Experimental results on real data demonstrate that, compared with other representative methods, this approach not only significantly reduces localization errors but also exhibits strong scene generalization ability, improving localization performance in sparse scenes. However, in some highly complex environments, such as areas with drastic land cover changes, the proposed method is not yet sufficiently stable. Fully utilizing limited visual information remains a challenge.
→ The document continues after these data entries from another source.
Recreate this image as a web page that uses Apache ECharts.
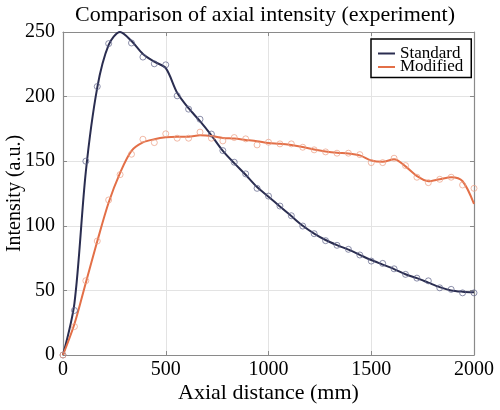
<!DOCTYPE html>
<html>
<head>
<meta charset="utf-8">
<script src="https://cdn.jsdelivr.net/npm/echarts@6/dist/echarts.min.js"></script>
<style>html,body{margin:0;padding:0;background:#fff}#c{width:500px;height:410px}</style>
</head>
<body>
<div id="c"></div>
<script>
// Axial positions of samples (mm)
const distance = [0, 55.6, 111.1, 166.7, 222.2, 277.8, 333.3, 388.9, 444.4, 500, 555.6, 611.1, 666.7, 722.2, 777.8, 833.3, 888.9, 944.4, 1000, 1055.6, 1111.1, 1166.7, 1222.2, 1277.8, 1333.3, 1388.9, 1444.4, 1500, 1555.6, 1611.1, 1666.7, 1722.2, 1777.8, 1833.3, 1888.9, 1944.4, 2000];
// Measured points (open circles)
const standardMeasured = [0, 34.5, 150, 207.8, 241, 250.5, 241.5, 230.6, 225.4, 224.6, 200.6, 190.3, 182.5, 171, 158.2, 149.2, 140.2, 129, 123, 115.3, 107.8, 99.8, 93.9, 88.5, 84.9, 81.8, 77.4, 72.7, 70.9, 66.7, 62.4, 59.5, 57.4, 52, 50.8, 48.1, 48.1];
const modifiedMeasured = [0, 22, 57.5, 88.2, 120, 139.6, 155.4, 167, 164.4, 171.2, 167.8, 167.8, 172.5, 167.8, 165.7, 168.3, 167.3, 162.6, 164.7, 163.4, 163.4, 160.8, 158.8, 157.2, 156.2, 156.2, 155.1, 148.9, 148.9, 152.3, 146.6, 137.6, 133.4, 136, 137.6, 131.6, 129];
// Fitted curves (solid lines)
const standardFit = [0, 40, 142, 207, 240, 250, 243, 233, 227, 222, 203, 191, 181, 170, 158, 148.5, 139.5, 130, 122.5, 115, 107.5, 100, 94, 89, 85, 81.5, 77.5, 73.5, 70, 66.5, 62.5, 59.5, 56, 52.5, 50, 49, 48.5];
const modifiedFit = [0, 24, 56, 88, 118, 141, 158, 164.5, 167, 168.5, 169, 169, 170, 169.5, 168, 167.5, 166.5, 165.5, 164, 163.5, 162.5, 161, 159, 157.5, 156.5, 156, 154.5, 150.5, 149.5, 151.5, 146, 138.5, 134.5, 136, 137.5, 134.5, 117];
const seriesNames = ['Standard', 'Modified'];
const xTicks = [0, 500, 1000, 1500, 2000];
const yTicks = [0, 50, 100, 150, 200, 250];

const pair = (xs, ys) => xs.map((x, i) => [x, ys[i]]);
const FONT = 'Liberation Serif';
const navy = '#2a2d50', orange = '#e36f47';
const navyPt = '#60658a', orangePt = '#eb9f85';

const chart = echarts.init(document.getElementById('c'), null, {renderer: 'canvas'});
const axisLineCol = '#8a8a8a';
chart.setOption({
  animation: false,
  backgroundColor: '#fff',
  title: {
    text: 'Comparison of axial intensity (experiment)',
    left: 260, top: -1, textAlign: 'center',
    textStyle: {fontFamily: FONT, fontSize: 22, fontWeight: 'normal', color: '#000'}
  },
  legend: {
    data: seriesNames,
    orient: 'vertical',
    left: 371, top: 39,
    padding: [6, 8, 2, 7],
    itemGap: -3.5,
    itemWidth: 17, itemHeight: 2,
    icon: 'rect',
    backgroundColor: '#fff',
    borderColor: '#000', borderWidth: 1.5,
    textStyle: {fontFamily: FONT, fontSize: 17, color: '#000'}
  },
  grid: {left: 63, right: 26, top: 32, bottom: 55, containLabel: false, outerBoundsMode: 'none'},
  xAxis: [{
    type: 'value', min: xTicks[0], max: xTicks[xTicks.length - 1], interval: 500,
    name: 'Axial distance (mm)', nameLocation: 'middle', nameGap: 27, nameMoveOverlap: false,
    nameTextStyle: {fontFamily: FONT, fontSize: 22, color: '#000'},
    axisLine: {lineStyle: {color: axisLineCol, width: 1.2}},
    axisTick: {inside: true, length: 4, lineStyle: {color: axisLineCol}},
    axisLabel: {fontFamily: FONT, fontSize: 20, color: '#000', margin: 5, formatter: v => String(v)},
    splitLine: {show: true, lineStyle: {color: '#e3e3e3', width: 1}}
  }, {
    type: 'value', position: 'top', min: 0, max: 2000, interval: 500,
    axisLine: {show: true, onZero: false, lineStyle: {color: axisLineCol, width: 1.2}},
    axisTick: {inside: true, length: 4, lineStyle: {color: axisLineCol}},
    axisLabel: {show: false}, splitLine: {show: false}
  }],
  yAxis: [{
    type: 'value', min: yTicks[0], max: yTicks[yTicks.length - 1], interval: 50,
    name: 'Intensity (a.u.)', nameLocation: 'middle', nameGap: 38, nameMoveOverlap: false,
    nameTextStyle: {fontFamily: FONT, fontSize: 20, color: '#000'},
    axisLine: {show: true, lineStyle: {color: axisLineCol, width: 1.2}},
    axisTick: {show: true, inside: true, length: 4, lineStyle: {color: axisLineCol}},
    axisLabel: {fontFamily: FONT, fontSize: 20, color: '#000', margin: 8, formatter: v => String(v)},
    splitLine: {show: true, lineStyle: {color: '#e3e3e3', width: 1}}
  }, {
    type: 'value', position: 'right', min: 0, max: 250, interval: 50,
    axisLine: {show: true, onZero: false, lineStyle: {color: axisLineCol, width: 1.2}},
    axisTick: {show: true, inside: true, length: 4, lineStyle: {color: axisLineCol}},
    axisLabel: {show: false}, splitLine: {show: false}
  }],
  series: [
    {name: seriesNames[0], type: 'line', data: pair(distance, standardFit), smooth: 0.3,
     showSymbol: false, lineStyle: {color: navy, width: 2}, itemStyle: {color: navy}, z: 3},
    {name: seriesNames[1], type: 'line', data: pair(distance, modifiedFit), smooth: 0.3,
     showSymbol: false, lineStyle: {color: orange, width: 2}, itemStyle: {color: orange}, z: 3},
    {name: 'Standard data', type: 'scatter', data: pair(distance, standardMeasured),
     symbol: 'circle', symbolSize: 6, itemStyle: {color: 'rgba(0,0,0,0)', borderColor: navyPt, borderWidth: 0.9}, z: 4},
    {name: 'Modified data', type: 'scatter', data: pair(distance, modifiedMeasured),
     symbol: 'circle', symbolSize: 6, itemStyle: {color: 'rgba(0,0,0,0)', borderColor: orangePt, borderWidth: 0.9}, z: 4}
  ]
});
</script>
</body>
</html>
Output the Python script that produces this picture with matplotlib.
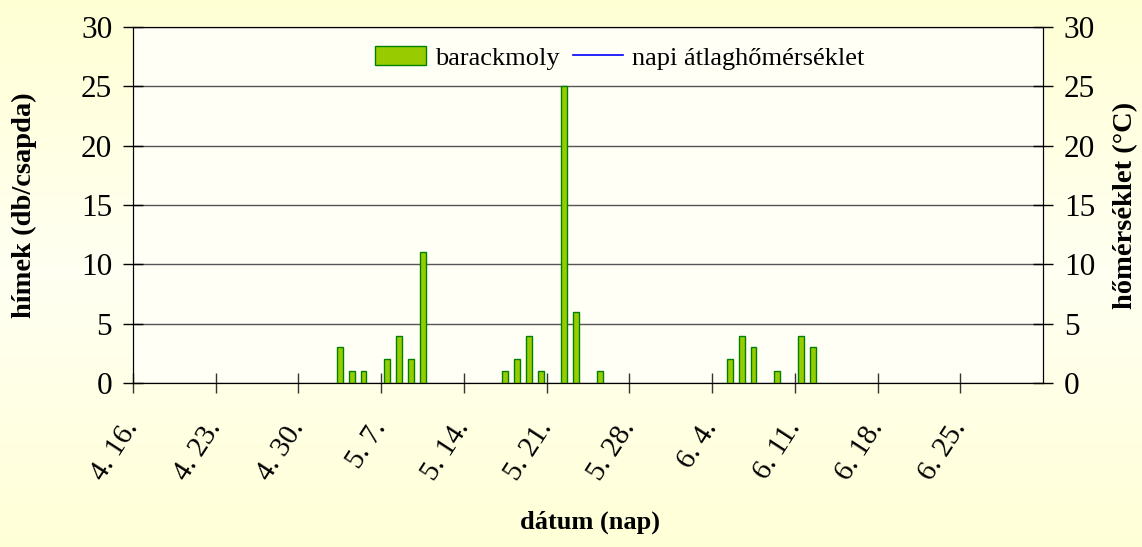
import datetime
import matplotlib.pyplot as plt
import numpy as np
from matplotlib.colors import LinearSegmentedColormap

# napi fogások (barackmoly hímek, db/csapda)
fogas_datum = ["5.3", "5.4", "5.5", "5.7", "5.8", "5.9", "5.10",
               "5.17", "5.18", "5.19", "5.20", "5.22", "5.23", "5.25",
               "6.5", "6.6", "6.7", "6.9", "6.11", "6.12"]
fogas_db = [3, 1, 1, 2, 4, 2, 11,
            1, 2, 4, 1, 25, 6, 1,
            2, 4, 3, 1, 4, 3]

tick_labels = ["4. 16.", "4. 23.", "4. 30.", "5. 7.", "5. 14.", "5. 21.",
               "5. 28.", "6. 4.", "6. 11.", "6. 18.", "6. 25."]

kezdo = datetime.date(2000, 4, 16)
veg = datetime.date(2000, 7, 1)


def nap(s):
    h, n = s.split(".")
    return (datetime.date(2000, int(h), int(n)) - kezdo).days


napok = [nap(d) for d in fogas_datum]
ossz_nap = (veg - kezdo).days + 1

plt.rcParams['font.family'] = ['Liberation Serif', 'DejaVu Serif']

fig = plt.figure(figsize=(11.42, 5.47), dpi=100)

# halvány sárga háttér
bg = fig.add_axes([0, 0, 1, 1], zorder=-10)
grad = np.concatenate([np.linspace(0, 1, 50), np.linspace(1, 0.1, 50)])[:, None]
cm = LinearSegmentedColormap.from_list("bg", ["#FFFFD4", "#FFFFF2"])
bg.imshow(grad, aspect="auto", cmap=cm, extent=[0, 1, 0, 1])
bg.axis("off")

ax = fig.add_axes([0.1165, 0.2998, 0.7968, 0.6508])
ax.set_facecolor("#FFFFF6")
ax.bar(napok, fogas_db, width=0.5, color="#99CC00", edgecolor="#008000",
       linewidth=1.0, label="barackmoly", zorder=3)

ax.set_xlim(-0.5, ossz_nap - 0.5)
ax.set_ylim(0, 30)
ax.set_yticks(range(0, 31, 5))
ax.yaxis.grid(True, color="#555555", linewidth=1.0)
ax.set_axisbelow(True)

ax.set_xticks(np.arange(len(tick_labels)) * 7 - 0.5)
ax.set_xticklabels(tick_labels, rotation=57, ha="right", va="center",
                   rotation_mode="anchor")
ax.tick_params(axis="x", direction="inout", length=14, width=1, pad=22,
               labelsize=21, color="#333333")
ax.tick_params(axis="y", direction="inout", length=14, width=1, pad=8,
               labelsize=22.5)
for s in ["left", "right", "bottom"]:
    ax.spines[s].set_color("black")
ax.spines["top"].set_color("#555555")

ax2 = ax.twinx()
ax2.set_ylim(0, 30)
ax2.set_yticks(range(0, 31, 5))
ax2.tick_params(axis="y", direction="inout", length=14, width=1, pad=8,
                labelsize=22.5)
ax2.plot([], [], color="blue", linewidth=1.2, label="napi átlaghőmérséklet")

ax.set_ylabel("hímek (db/csapda)", fontsize=20.5, fontweight="bold")
ax.yaxis.set_label_coords(-0.106, 0.5)
ax2.set_ylabel("hőmérséklet (°C)", fontsize=20.5, fontweight="bold")
ax2.yaxis.set_label_coords(1.077, 0.5)
fig.text(0.517, 0.045, "dátum (nap)", fontsize=19, fontweight="bold",
         ha="center", va="center")

h1, l1 = ax.get_legend_handles_labels()
h2, l2 = ax2.get_legend_handles_labels()
ax2.legend(h1 + h2, l1 + l2, loc="center", bbox_to_anchor=(0.535, 0.913),
           ncol=2, frameon=False, fontsize=19, handlelength=1.9,
           handletextpad=0.35, columnspacing=0.5)

fig.savefig("out.png", dpi=100)
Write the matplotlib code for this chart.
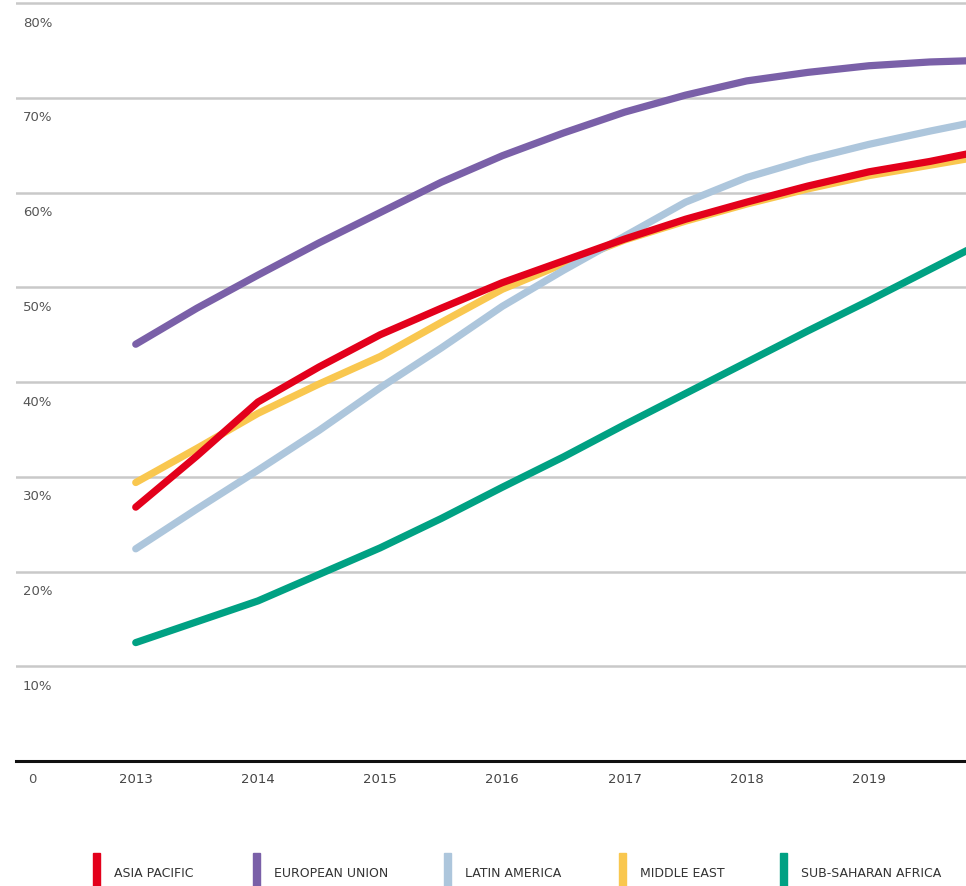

Future research will focus on refining feature extraction strategies and optimizing descriptor mapping algorithms by integrating environmental awareness and real-time feedback, thereby enhancing stability in extreme environments. The impact of perspective distortion, particularly in urban environments with high-rise buildings and lens distortion on positioning accuracy, will also be investigated. More comprehensive geometric models and correction mechanisms will be considered to mitigate these effects and further enhance positioning accuracy. Moreover, the feasibility of real-time localization under diverse UAV motion conditions will be further investigated, emphasizing the trade-off between accuracy and computational efficiency to enable practical deployment in dynamic environments. In addition, LiDAR, IMU, and other sensors will be integrated through multi-modal fusion techniques such as Visual Odometry (VO) and Visual-Inertial Odometry (VIO), enhancing system robustness and enabling autonomous navigation in complex scenarios. Further efforts will also focus on reducing localization latency by refining the range estimation process, aiming to improve responsiveness without compromising accuracy during dynamic flight.